SBA Loans – Everything You Need to Know 2023


Understanding SBA Loans

SBA loans are not directly given by the Small Business Administration. Instead, the SBA guarantees a portion of the loan, incentivizing lenders to offer loans to businesses they might otherwise view as too risky. With the backing of the federal government, lenders – including banks, credit unions, and other SBA-approved institutions – can offer favorable terms to borrowers.

What Makes You Eligible for an SBA Loan?

Eligibility requirements differ slightly based on the specific SBA loan program. However, four primary factors are considered:

  1. Nature of the Business: Your business must operate for profit and fit within the size standards set by the SBA.

  2. Business Needs: Loans must be for a sound business purpose, such as working capital, equipment purchases, or real estate.

  3. Business Location: The business must operate in the U.S. or its territories.

  4. Investment: Business owners should have invested time or money into their business.

Decoding the SBA Loan Types

There are various SBA loan programs catering to different business needs:

  • SBA 7(a) Loans: The most popular SBA loan program, offering a maximum loan amount of $5 million. It’s versatile, catering to various business purposes from refinancing to purchasing real estate.

  • SBA Express Loans: A subtype of the 7(a) loans, these offer faster approval processes but lower maximum amounts.

  • CDC/504 Loans: Also known as SBA 504 loans, they focus on fixed assets like real estate or large equipment. A partnership between the borrower, an SBA-approved Certified Development Company (CDC), and a lender forms the loan’s structure.

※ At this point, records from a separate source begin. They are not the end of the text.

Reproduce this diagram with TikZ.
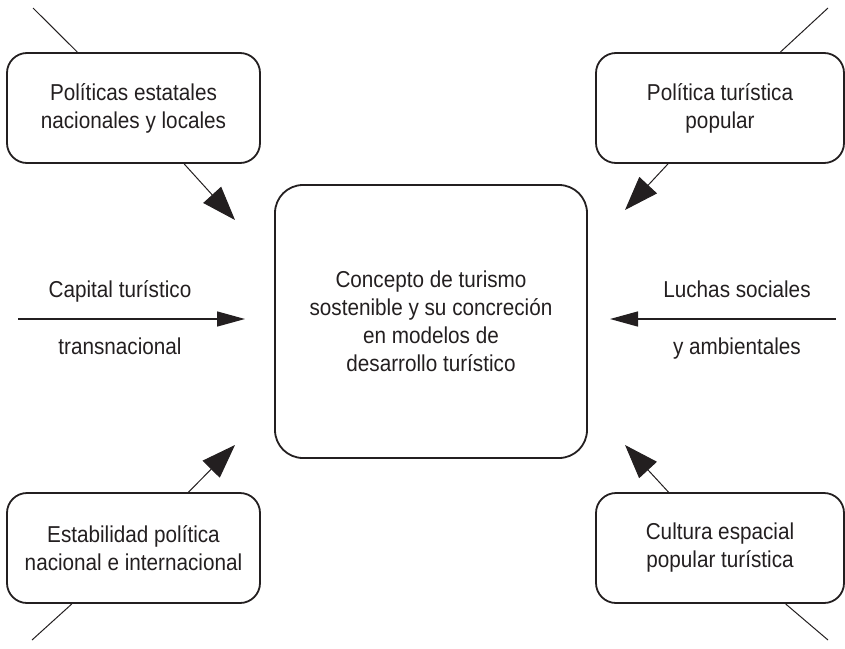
\documentclass[tikz,border=0pt]{standalone}
\usepackage{fontspec}
\setmainfont{Liberation Sans}[FakeStretch=0.9]
\usetikzlibrary{arrows.meta}
\definecolor{ink}{HTML}{231F20}
\begin{document}
\begin{tikzpicture}[x=1pt,y=-1pt,
  every node/.style={text=ink},
  sidebox/.style={draw=ink,line width=1.8pt,rounded corners=20pt,align=center,
    font=\fontsize{23}{28}\selectfont,inner sep=0pt},
  mainbox/.style={draw=ink,line width=1.8pt,rounded corners=28pt,align=center,
    font=\fontsize{23}{28}\selectfont,inner sep=0pt,minimum width=312pt,minimum height=273pt},
  lbl/.style={font=\fontsize{23}{28}\selectfont,anchor=base},
  thin/.style={draw=ink,line width=1pt},
  diag/.style={draw=ink,line width=1pt,-{Triangle[length=34pt,width=24pt]}},
  horiz/.style={draw=ink,line width=1.4pt,-{Triangle[length=28pt,width=15pt]}}]
\useasboundingbox (0,0) rectangle (845,648);

\node[mainbox] (c) at (431,321.5) {Concepto de turismo\\sostenible y su concreción\\en modelos de\\desarrollo turístico};

\node[sidebox,minimum width=253pt,minimum height=110pt] (tl) at (133.5,108) {Políticas estatales\\nacionales y locales};
\node[sidebox,minimum width=248pt,minimum height=110pt] (tr) at (720,108) {Política turística\\popular};
\node[sidebox,minimum width=253pt,minimum height=110pt] (bl) at (133.5,548) {Estabilidad política\\nacional e internacional};
\node[sidebox,minimum width=248pt,minimum height=110pt] (br) at (720,548) {Cultura espacial\\popular turística};

\node[lbl] (cap1) at (120,297) {Capital turístico};
\node[lbl] (cap2) at (120,354) {transnacional};
\node[lbl] (luc1) at (737,297) {Luchas sociales};
\node[lbl] (luc2) at (737,354) {y ambientales};

\coordinate (otl) at (33,8);
\coordinate (ttl) at (235,220);
\coordinate (otr) at (828,8);
\coordinate (ttr) at (625,210);
\coordinate (obl) at (32,640);
\coordinate (tbl) at (235,445);
\coordinate (obr) at (828,640);
\coordinate (tbr) at (625,445);
\coordinate (ls) at (18,319);
\coordinate (lt) at (245,319);
\coordinate (rs) at (836,319);
\coordinate (rt) at (610,319);

\draw[thin] (otl) -- (tl);
\draw[diag] (tl) -- (ttl);
\draw[thin] (otr) -- (tr);
\draw[diag] (tr) -- (ttr);
\draw[thin] (obl) -- (bl);
\draw[diag] (bl) -- (tbl);
\draw[thin] (obr) -- (br);
\draw[diag] (br) -- (tbr);
\draw[horiz] (ls) -- (lt);
\draw[horiz] (rs) -- (rt);
\end{tikzpicture}
\end{document}
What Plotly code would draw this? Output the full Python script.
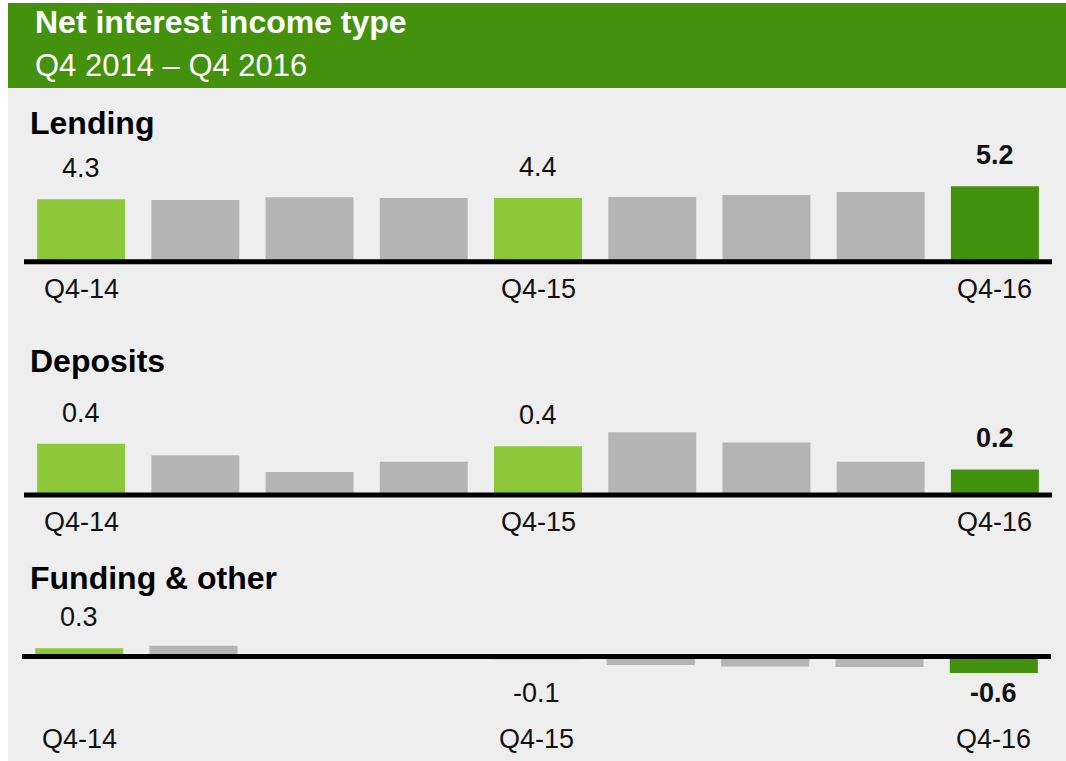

  • SBA Microloans: As the name suggests, these are smaller loans (up to $50,000) given to startups and entrepreneurs, often through nonprofit lending organizations.

  • SBA Disaster Loans: For businesses affected by declared disasters, these loans provide low interest rates and favorable repayment terms to help businesses get back on their feet.

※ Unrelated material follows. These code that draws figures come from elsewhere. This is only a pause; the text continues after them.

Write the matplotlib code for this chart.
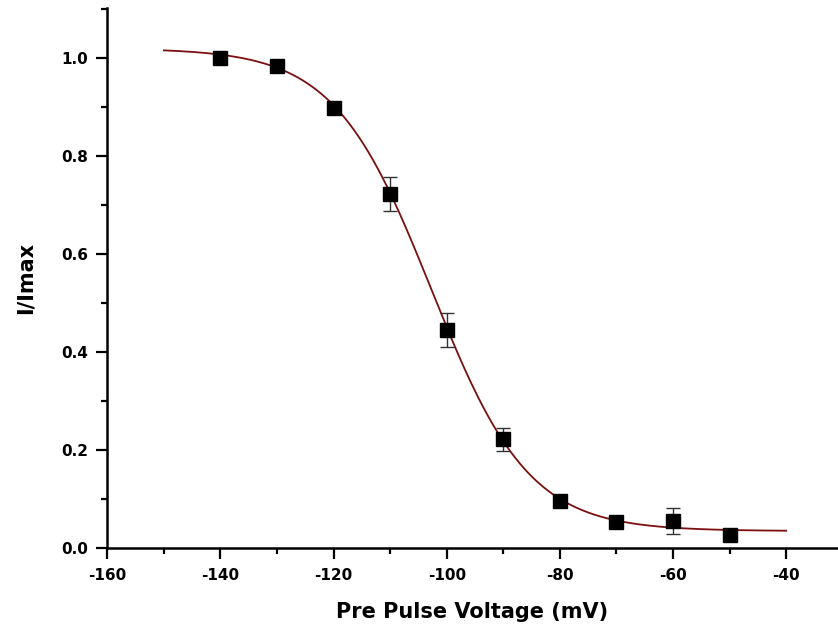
import numpy as np
import matplotlib.pyplot as plt
from matplotlib.ticker import MultipleLocator

plt.rcParams['font.family'] = ['DejaVu Sans']
plt.rcParams['font.weight'] = 'bold'
plt.rcParams['axes.unicode_minus'] = False

# measured points (mean +/- error)
voltage = [-140, -130, -120, -110, -100, -90, -80, -70, -60, -50]
i_norm = [1.000, 0.985, 0.898, 0.723, 0.446, 0.222, 0.097, 0.053, 0.055, 0.027]
i_err = [0.004, 0.004, 0.006, 0.034, 0.035, 0.023, 0.006, 0.004, 0.026, 0.004]

# Boltzmann fit parameters
A1 = 1.02
A2 = 0.035
V_half = -102.7
k_slope = 8.6
fit_start, fit_end = -150, -40

fig = plt.figure(figsize=(8.38, 6.33), dpi=100)
ax = fig.add_axes([0.128, 0.134, 0.871, 0.853])

v_fit = np.linspace(fit_start, fit_end, 400)
i_fit = A2 + (A1 - A2) / (1 + np.exp((v_fit - V_half) / k_slope))
ax.plot(v_fit, i_fit, color='#7a1010', lw=1.3, zorder=2)

ax.errorbar(voltage, i_norm, yerr=i_err, fmt='s', color='black', ms=10,
            ecolor='#333333', elinewidth=1.0, capsize=5, capthick=1.0, zorder=3)

ax.set_xlim(-160, -31)
ax.set_ylim(0, 1.102)
ax.xaxis.set_major_locator(MultipleLocator(20))
ax.xaxis.set_minor_locator(MultipleLocator(10))
ax.yaxis.set_major_locator(MultipleLocator(0.2))
ax.yaxis.set_minor_locator(MultipleLocator(0.1))
ax.yaxis.set_major_formatter(plt.FuncFormatter(lambda v, p: f'{v:.1f}'))

for side in ['top', 'right']:
    ax.spines[side].set_visible(False)
for side in ['left', 'bottom']:
    ax.spines[side].set_linewidth(1.8)

ax.tick_params(which='major', direction='out', length=8, width=1.6, labelsize=11, pad=6)
ax.tick_params(which='minor', direction='out', length=4, width=1.6)

ax.set_xlabel('Pre Pulse Voltage (mV)', fontsize=15, fontweight='bold', labelpad=14)
ax.set_ylabel('I/Imax', fontsize=15, fontweight='bold', labelpad=18)

fig.savefig('out.png', dpi=100)
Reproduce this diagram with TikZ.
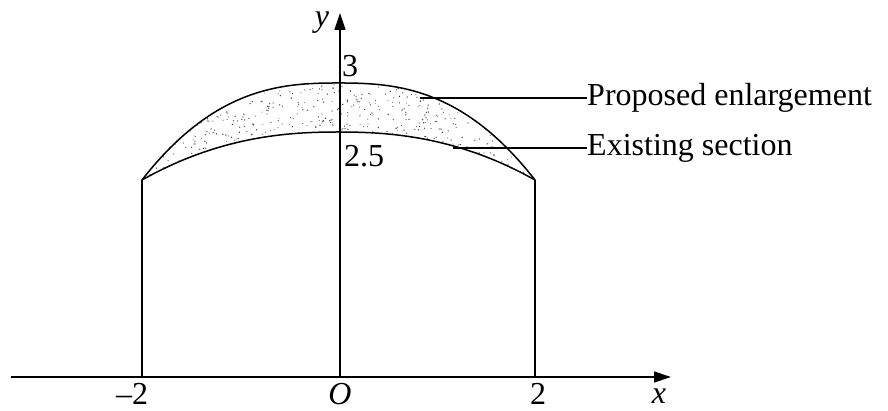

Crucial Points to Note Before Applying

  • Loan Amount: The maximum amount you can borrow depends on the type of SBA loan, but for the popular SBA 7(a), it’s $5 million.

  • Interest Rates: Generally, SBA loan interest rates are based on the prime rate plus a markup. They tend to be competitive, often lower than traditional bank loans.

  • Down Payment: When applicable, the down payment varies but expect anywhere between 10% to 30% for most SBA loans.

  • Application Process: Lenders will require a range of documents, including your business plan, financial statements, tax returns, and resumes of key business owners.

  • Timing: SBAs are notoriously slow. Be prepared to wait 60-90 days or more.

Benefits of SBA Loans

  • Flexible Repayment Terms: Depending on the loan type and use, repayment terms can range from short-term to up to 25 years for real estate loans.

  • Lower Down Payments: When applicable, Business owners should expect to pay an SBA loan down payment of 10% to 30%. While this may sound like a lot, regular business loans can go even higher.

  • Low Interest Rates: Competitive rates can ease monthly payments for borrowers.

While considering the benefits of an SBA small business loan, it’s worthwhile to note a few of the drawbacks as well.

  • Personal Guarantees: SBA loans typically mandate personal guarantees from individuals who hold over 20% ownership in a business.

  • Collateral: Lenders may request real estate collateral for SBA loans. Even with the SBA’s guarantee lessening the risk, many SBA affiliated lenders still require that borrowers offer real estate assets as security as well as provide a personal commitment to repayment.

  • Credit History: Unfortunately, credit score definitely comes into play when qualifying with SBA lenders. Underwriting will look at your SBA loan application but those with prior defaults, tax liens, or even a criminal record will have a hard time getting approved for large or small loans.

Understanding Fees and Differences

SBA loans may come with fees, which can include packaging fees, guarantee fees, origination fees, and more. It’s crucial to clarify these with your lender. When comparing SBA loans to conventional loans, the main distinction lies in the SBA’s guarantee, which often translates to better terms for borrowers.

What About Businesses That Don’t Qualify?

If your business doesn’t meet the eligibility requirements for an SBA loan or you need cash quickly, don’t despair. A great alternative to a small business loan is a merchant cash advance which offers a robust financing option, providing fast working capital based on future sales. It’s an excellent alternative for businesses needing a rapid influx of cash.


An SBA loan can be a game-changer for many small business owners, providing the financial backing required to grow and sustain their operations. As with any loan, it’s crucial to understand the terms, ensure you meet the eligibility criteria, and align the loan type with your business needs. For those who don’t qualify, alternative financing options like merchant cash advances can bridge the gap, ensuring businesses have access to the resources they need.